We are next headed into Namib-Naukluft National Park. Namib means “open space” and this description certainly fits. This is the world’s fourth largest game park, contains the Namib Desert, the oldest desert on earth, and encompasses 19,216 square miles (or about the area of New Hampshire and Vermont combined). Two inches of rain fall in the average year; in fact, the desert creatures have adapted to receive their needed water from the fog that rolls in from the Atlantic, not from any other source.

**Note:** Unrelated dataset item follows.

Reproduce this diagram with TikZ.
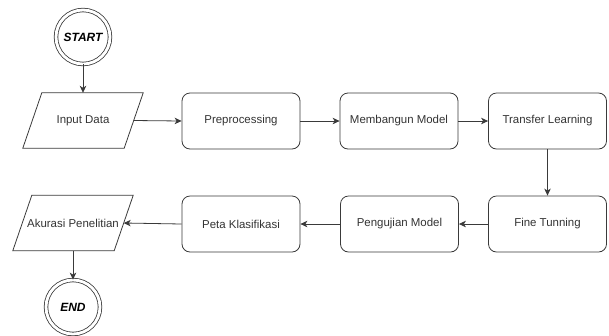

We turn off the main road into the park heading for an overlook where we can view the moonscape. The road, such as it is, is awful. “Welcome to Africa” yells out Gideon. After a fifteen-minute bone-shaking journey at around forty miles per hour, we arrive at our destination. Indeed, the view is surreal. It looks like absolutely nothing could survive there, but our guide says that it hosts a thriving ecosystem, where all the plants and animals have adapted to the dry environment. [Cathy: It looks like we are in the Twilight Zone, and aliens are going to appear out of nowhere and beam us all to some other planet.]

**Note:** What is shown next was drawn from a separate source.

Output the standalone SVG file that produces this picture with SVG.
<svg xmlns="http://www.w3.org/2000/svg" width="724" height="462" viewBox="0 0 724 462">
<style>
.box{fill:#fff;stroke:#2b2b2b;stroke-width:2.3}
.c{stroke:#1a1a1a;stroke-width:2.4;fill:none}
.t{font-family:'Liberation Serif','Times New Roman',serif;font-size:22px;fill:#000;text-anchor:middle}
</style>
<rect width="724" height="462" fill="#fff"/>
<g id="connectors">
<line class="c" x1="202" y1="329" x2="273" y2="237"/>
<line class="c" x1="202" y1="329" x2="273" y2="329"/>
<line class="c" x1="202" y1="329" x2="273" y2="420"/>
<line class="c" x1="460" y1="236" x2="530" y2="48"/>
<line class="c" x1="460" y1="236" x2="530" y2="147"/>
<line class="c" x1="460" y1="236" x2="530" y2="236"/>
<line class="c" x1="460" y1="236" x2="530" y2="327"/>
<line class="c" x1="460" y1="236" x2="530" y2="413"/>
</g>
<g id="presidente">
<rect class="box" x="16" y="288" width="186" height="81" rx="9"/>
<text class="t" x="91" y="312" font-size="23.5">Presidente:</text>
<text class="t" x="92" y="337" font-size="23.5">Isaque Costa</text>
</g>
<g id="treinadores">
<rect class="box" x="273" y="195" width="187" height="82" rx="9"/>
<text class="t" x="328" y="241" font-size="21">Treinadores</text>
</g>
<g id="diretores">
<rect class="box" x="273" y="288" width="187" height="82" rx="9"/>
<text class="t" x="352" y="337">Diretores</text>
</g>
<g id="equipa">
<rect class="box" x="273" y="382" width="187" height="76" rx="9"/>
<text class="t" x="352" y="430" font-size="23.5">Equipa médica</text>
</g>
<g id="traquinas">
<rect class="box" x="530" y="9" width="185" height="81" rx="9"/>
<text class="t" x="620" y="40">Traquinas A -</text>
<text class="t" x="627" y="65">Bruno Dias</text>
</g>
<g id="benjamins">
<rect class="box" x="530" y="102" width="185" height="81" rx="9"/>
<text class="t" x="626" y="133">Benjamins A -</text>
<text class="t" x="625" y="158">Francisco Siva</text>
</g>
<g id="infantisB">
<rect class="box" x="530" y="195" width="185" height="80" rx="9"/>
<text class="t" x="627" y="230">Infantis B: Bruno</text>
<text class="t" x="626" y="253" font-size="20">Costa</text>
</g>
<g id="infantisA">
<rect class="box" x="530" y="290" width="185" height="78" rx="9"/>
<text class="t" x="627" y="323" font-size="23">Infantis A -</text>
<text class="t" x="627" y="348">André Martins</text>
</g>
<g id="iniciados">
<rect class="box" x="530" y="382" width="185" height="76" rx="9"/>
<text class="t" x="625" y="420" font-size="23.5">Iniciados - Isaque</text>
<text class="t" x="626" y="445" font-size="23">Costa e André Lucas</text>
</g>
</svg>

To hear our guide tell it, this valley was formed when the continents of South America and Africa were separating. The volcanic activity that resulted caused magma to come to the surface. It cooled faster on the surface than below, forming this volcanic surface that indeed looks extraterrestrial. We take dozens of photos, pile back in the bus, go down the road to another overlook, jump out of the bus, take photos, hop back in the bus and are off to the main road. Gideon again apologizes for the rough ride, and explains: “There is a shortcut, but the road is worse. Too rough. Too much ‘African Massage’!”

We are next headed twenty minutes farther away from the main road, this time to view one of the most remarkable examples of natural adaptation in the world. We are going to meet Welwitschia, the national plant of Namibia. Gideon called it The Plant.

Here is how our guidebook describes it: “Perhaps the world’s ugliest plant, it resembles wilted lettuce and produces only two leaves in its lifetime, which can last up to 500 years. Locals call the welwitschia ‘two leaf, can’t die.’ These leathery leaves lie on the ground and over time, are often shred in to ribbons and become very ragged looking.” The moisture it needs it receives from ocean fog, and it germinates by way of pollenization from insects it attracts. Our guide stated that the plant can actually live up to 2,000 years, and specimens have indeed been found to substantiate this fact. [Cathy: I couldn’t decide if it looked like something from Star Trek or Dr Seuss]

Gideon, our guide, gives a very good lecture on this most impressive plant. It’s hard not to marvel at its adaptation to such an environment, and to contemplate that some of them live millennia.   After our plant visit, we head back through Swakopmund and into Walvis Bay via the coast road we took yesterday, and Gideon keeps informing us more about his country.

  • The desert is host to aurochs (the national antelope), springboks and elands (other antelopes).   One of these species receives its needed water by climbing a dune where it faces in the direction of the ocean when the fog rolls in. Its mouth and nostrils are designed to collect the moisture from the fog, and it can receive half a liter of water that way. Amazing.
  • Mining: Gideon mentions two other commodities being mined: gold (in the center of the country) and diamonds.
  • Electricity is generated by many means. Coal is used in the center of the country; power is imported from South Africa and Zimbabwe, and there is hydroelectric generation in the northeastern and southeastern regions. Recently, a proposal to build an enormous solar farm is in the works as the sun shines an average of 80% of the time.
  • As we drive down Sam Nujoma Avenue in Swakopmund, we find out that it is named after the first president of the country after independence, and he is now known as the ‘founding father.’
  • Gideon very proudly tells us that the country is heading in a good direction because of the political stability since independence in 1990. He says that there are “only” eight or nine tribes, and everybody works together; “teamwork” he says.
  • Close to Walvis Bay, we pass an enormous housing project, and are told that this is in response to the great need for public housing for the poorer people of Walvis Bay. This is all subsidized housing, but it is still a problem because many of the people that are in need of it cannot meet the loan requirements due to their education level and, therefore, their inability to get a job that would earn enough income to qualify for a loan. In other words, this is a hangover from the apartheid period when South Africa controlled the country, and it will be some time before it is solved. But at least they’re working on it.

We get back in time to eat lunch, even though it is 2 PM, the ship keeps the buffet open if people are still out. The service is amazing. And then we have quiet time, our euphemism for a nap. By the time we wake up, the ship has steamed out of Walvis Bay, has made the turn to the south past Pelican point, and we are on our way to Cape Town. It has been a real awakening for us. When we hear the name Namibia from now on, our reaction isn’t going to be “Oh, that must be some tiny nation in Africa,” but “Oh, this bustling nation with the fascinating topography on the southwest coast just above South Africa.”